## begin INFORMATION PROVIDED

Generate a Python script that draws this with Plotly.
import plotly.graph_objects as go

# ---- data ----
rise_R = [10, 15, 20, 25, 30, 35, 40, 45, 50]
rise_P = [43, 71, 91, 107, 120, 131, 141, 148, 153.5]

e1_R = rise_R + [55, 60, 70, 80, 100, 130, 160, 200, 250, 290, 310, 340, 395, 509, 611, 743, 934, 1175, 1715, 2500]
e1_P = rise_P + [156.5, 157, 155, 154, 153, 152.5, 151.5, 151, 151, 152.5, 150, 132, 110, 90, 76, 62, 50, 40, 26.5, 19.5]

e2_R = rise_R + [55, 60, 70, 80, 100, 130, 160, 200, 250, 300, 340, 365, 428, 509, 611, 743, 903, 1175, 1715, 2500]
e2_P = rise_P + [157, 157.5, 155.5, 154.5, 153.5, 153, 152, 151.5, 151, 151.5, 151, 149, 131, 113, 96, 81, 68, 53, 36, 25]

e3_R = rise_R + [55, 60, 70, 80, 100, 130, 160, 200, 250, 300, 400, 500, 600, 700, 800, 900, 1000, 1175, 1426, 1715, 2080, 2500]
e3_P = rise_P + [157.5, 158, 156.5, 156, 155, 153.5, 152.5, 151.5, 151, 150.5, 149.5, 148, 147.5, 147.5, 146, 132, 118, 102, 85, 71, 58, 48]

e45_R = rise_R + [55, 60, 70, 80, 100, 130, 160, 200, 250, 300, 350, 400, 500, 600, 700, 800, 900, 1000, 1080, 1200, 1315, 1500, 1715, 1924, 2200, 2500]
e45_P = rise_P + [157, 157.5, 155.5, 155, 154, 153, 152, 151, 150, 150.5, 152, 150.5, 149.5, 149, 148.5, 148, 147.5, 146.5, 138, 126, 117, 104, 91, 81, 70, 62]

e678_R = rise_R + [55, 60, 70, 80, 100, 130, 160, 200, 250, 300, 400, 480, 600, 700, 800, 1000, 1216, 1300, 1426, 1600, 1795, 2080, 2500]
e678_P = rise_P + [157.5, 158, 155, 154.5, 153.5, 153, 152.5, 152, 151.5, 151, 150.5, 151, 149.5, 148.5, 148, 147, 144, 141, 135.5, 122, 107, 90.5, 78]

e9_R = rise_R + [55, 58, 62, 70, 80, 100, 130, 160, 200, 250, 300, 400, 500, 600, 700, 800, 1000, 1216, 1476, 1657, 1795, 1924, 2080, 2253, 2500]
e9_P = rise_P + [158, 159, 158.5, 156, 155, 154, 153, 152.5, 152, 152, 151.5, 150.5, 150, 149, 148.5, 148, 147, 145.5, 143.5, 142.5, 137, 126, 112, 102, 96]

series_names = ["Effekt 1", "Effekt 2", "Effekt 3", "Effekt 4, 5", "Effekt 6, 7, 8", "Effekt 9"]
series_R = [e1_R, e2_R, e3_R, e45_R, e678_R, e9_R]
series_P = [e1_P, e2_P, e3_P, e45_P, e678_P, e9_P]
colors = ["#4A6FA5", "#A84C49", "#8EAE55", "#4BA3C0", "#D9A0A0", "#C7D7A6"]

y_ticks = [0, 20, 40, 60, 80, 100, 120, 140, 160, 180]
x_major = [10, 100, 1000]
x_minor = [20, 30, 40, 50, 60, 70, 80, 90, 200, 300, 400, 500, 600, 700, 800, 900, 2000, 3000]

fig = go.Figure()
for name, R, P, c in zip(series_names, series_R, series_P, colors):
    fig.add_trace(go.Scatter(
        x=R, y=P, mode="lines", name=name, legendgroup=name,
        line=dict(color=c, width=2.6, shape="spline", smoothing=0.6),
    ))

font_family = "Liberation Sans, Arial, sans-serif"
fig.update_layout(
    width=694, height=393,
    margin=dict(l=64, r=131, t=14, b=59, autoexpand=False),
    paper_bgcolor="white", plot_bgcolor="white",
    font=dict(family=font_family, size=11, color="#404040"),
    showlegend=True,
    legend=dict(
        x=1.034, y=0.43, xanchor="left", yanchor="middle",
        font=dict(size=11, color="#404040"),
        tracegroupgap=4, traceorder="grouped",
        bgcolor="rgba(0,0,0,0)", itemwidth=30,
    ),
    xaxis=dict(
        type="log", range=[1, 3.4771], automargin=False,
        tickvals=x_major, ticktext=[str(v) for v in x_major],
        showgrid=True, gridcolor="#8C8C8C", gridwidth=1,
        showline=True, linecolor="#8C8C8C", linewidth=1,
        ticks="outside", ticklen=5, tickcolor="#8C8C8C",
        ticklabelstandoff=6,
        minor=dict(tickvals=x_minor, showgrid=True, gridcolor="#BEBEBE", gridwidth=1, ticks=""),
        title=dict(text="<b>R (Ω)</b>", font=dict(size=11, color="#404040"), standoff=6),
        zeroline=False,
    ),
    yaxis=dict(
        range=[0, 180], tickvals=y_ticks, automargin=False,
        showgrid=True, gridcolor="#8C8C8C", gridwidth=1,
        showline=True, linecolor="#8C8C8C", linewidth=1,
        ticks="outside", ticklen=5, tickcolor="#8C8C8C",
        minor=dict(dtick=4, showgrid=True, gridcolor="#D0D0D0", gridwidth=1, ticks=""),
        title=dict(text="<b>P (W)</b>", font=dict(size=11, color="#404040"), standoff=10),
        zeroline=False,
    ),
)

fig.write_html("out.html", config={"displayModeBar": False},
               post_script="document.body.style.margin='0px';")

## end INFORMATION PROVIDED

Your output must be the lines of the material above, from the first through the line that contains "rise_P = [43, 71, 91, 107, 120, 131, 141, 148, 153.5]", copied exactly. Include both endpoints and nothing else.

**RESULT OF THE TASK:**
Generate a Python script that draws this with Plotly.
import plotly.graph_objects as go

# ---- data ----
rise_R = [10, 15, 20, 25, 30, 35, 40, 45, 50]
rise_P = [43, 71, 91, 107, 120, 131, 141, 148, 153.5]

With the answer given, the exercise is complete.